Threading is one of those things where you can tell whether you're talking to an expert on the subject, because they say "It's really hard." This is something Herb Sutter has often alluded to. He estimates that the majority of threading code running in the world today is riddled with subtle bugs with a low-but-non-zero probability of causing a deadlock or data corruption, and I think he's probably right.

The biggest area of difficulty is where "experts" start to wonder if there's a way to avoid locking by taking advantage of atomic operations to write "lock free" code. It's possible, but it's a totally black art. See this - and bear in mind that Andrei Alexandrescu is a God of C++, and he didn't spot the problems.

Also check out the saga of double-checked locking in Java.

Multi-threading is a great way to massively increase the effective complexity of your program, instantly making it hundreds of times harder to see all your mistakes. C. A. R. Hoare said something that I think applies here: "There are two ways of constructing a software design; one way is to make it so simple that there are obviously no deficiencies, and the other way is to make it so complicated that there are no obvious deficiencies. The first method is far more difficult." Although I worry sometimes that the sarcasm-impared may misunderstand it... he's saying that the second method makes it easy to fool yourself that you've got it right. Multi-threaded programs are an extreme case of this, because a totally broken multi-threaded program looks a lot like a correct single-threaded program.

Daniel Earwicker
I'd just like to point out that you can say it's really hard *without* being an expert on it, too :)
Jon Skeet
It's really hard!
Redbeard 0x0A
"Only the true messiah denies his divinity!"
Daniel Earwicker
A: 

As they say, practice makes perfect. I don't think I have a 'click' moment. But after a few years of writing/debugging MT code, I find it's quite intuitive as life itself, which is definitely multi-threaded :) The quality (less debugging necessary) of my MT code got markedly better when I adopted RAII (scoped_lock/monitor and friends) religiously and understood conditional variables better.

My current related interest is lock-free data structures, which I find very clever after dealing with mutex all these years.

ididak
A: 

Well I'm very much a n00b when it comes to multi-threading, and I'm only using it with the .NET BackgroundWorker class, which does most of the difficult stuff for you.
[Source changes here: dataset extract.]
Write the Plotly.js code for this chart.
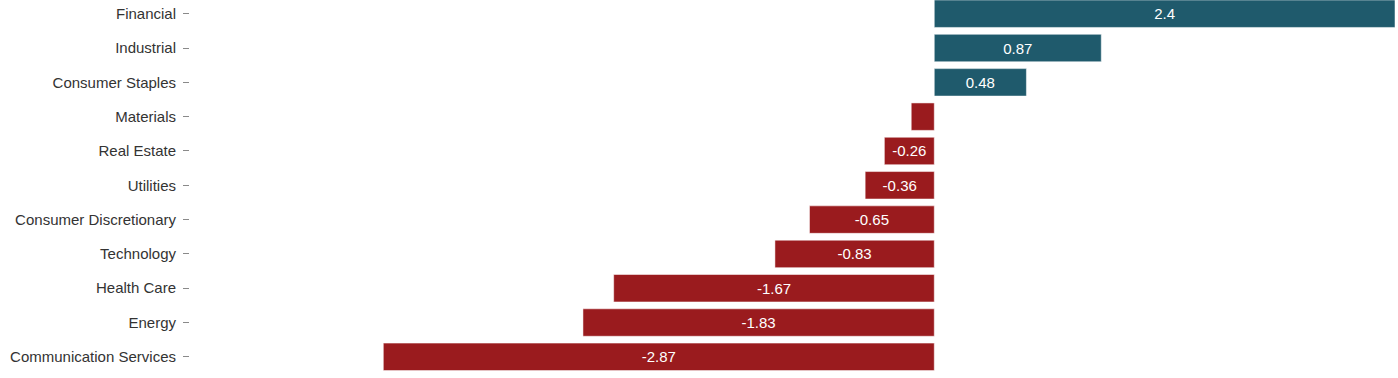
<!DOCTYPE html>
<html>
<head>
<meta charset="utf-8">
<script src="https://cdn.plot.ly/plotly-3.0.1.min.js"></script>
<style>html,body{margin:0;padding:0;background:#fff;}#chart{width:1398px;height:378px;}</style>
</head>
<body>
<div id="chart"></div>
<script>
const sectors = ["Communication Services","Energy","Health Care","Technology","Consumer Discretionary","Utilities","Real Estate","Materials","Consumer Staples","Industrial","Financial"];
const changes = [-2.87,-1.83,-1.67,-0.83,-0.65,-0.36,-0.26,-0.12,0.48,0.87,2.4];
const posColor = "#1f5a6c";
const negColor = "#9a1b1e";
const colors = changes.map(v => v >= 0 ? posColor : negColor);
const labels = changes.map(v => String(v));

const trace = {
  type: "bar",
  orientation: "h",
  y: sectors,
  x: changes,
  text: labels,
  textposition: "inside",
  insidetextanchor: "middle",
  textfont: {color: "#ffffff", size: 15, family: "Liberation Sans, Arial, sans-serif"},
  marker: {color: colors, line: {color: "rgba(255,255,255,0.5)", width: 1}},
  width: 0.8,
  hoverinfo: "x+y"
};

const layout = {
  width: 1398, height: 378,
  margin: {l: 190, r: 3, t: 0, b: 4},
  paper_bgcolor: "#ffffff", plot_bgcolor: "#ffffff",
  showlegend: false,
  uniformtext: {mode: "hide", minsize: 15},
  font: {family: "Liberation Sans, Arial, sans-serif", size: 15, color: "#333333"},
  xaxis: {range: [-3.877, 2.4], visible: false, showgrid: false, zeroline: false},
  yaxis: {
    type: "category",
    range: [-0.5, 10.4],
    ticks: "outside", ticklen: 6, tickcolor: "#8a8a8a", tickwidth: 1,
    ticklabelstandoff: 4,
    showgrid: false, zeroline: false, showline: false,
    tickfont: {size: 15, color: "#333333"}
  }
};

Plotly.newPlot("chart", [trace], layout, {displayModeBar: false, staticPlot: true});
</script>
</body>
</html>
But already it's clear that there's more to think about.

Once upon a time, I wrote batch programs. No events, everything happened in a nice clear order.

Then I progressed to writing Windows UIs, where you have to think about things happening in response to events. It's harder, but at least only one thing happens at a time.

Now I'm doing that, but with two threads executing (the UI thread, and the background one - only one of those, fortunately!).

Inevitably, it takes the complexity level a bit higher, but gets easier with practice.

ChrisA
+1  A: 

Multithreading is really hard. I find two things help:

  • Push as much synchronization as possible into atomic data structures. Two examples: an unbounded queue with atomic put and get operations, and Arvind's MVar which is a single cell (empty or full) also with atomic put and get operations.

  • Validate your synchronization code with a tool like SPIN.

These aren't magic solutions but they're often better than trying to program directly with locks or semaphores.

Norman Ramsey
A: 

Shared-memory imperative multithreading is hard, very hard. So hard that the only way to do it right is to avoid it as much as possible, i.e. religiously separate the threads, have as little contact between them as possible and make very, very sure you got those points of contact right.

Anyone who says that multithreading is easy is either deluding himself, or working in a pure functionaly and/or shared-nothing environment like Erlang, where threads are completely separate per default and communication between them is through explicit message queues.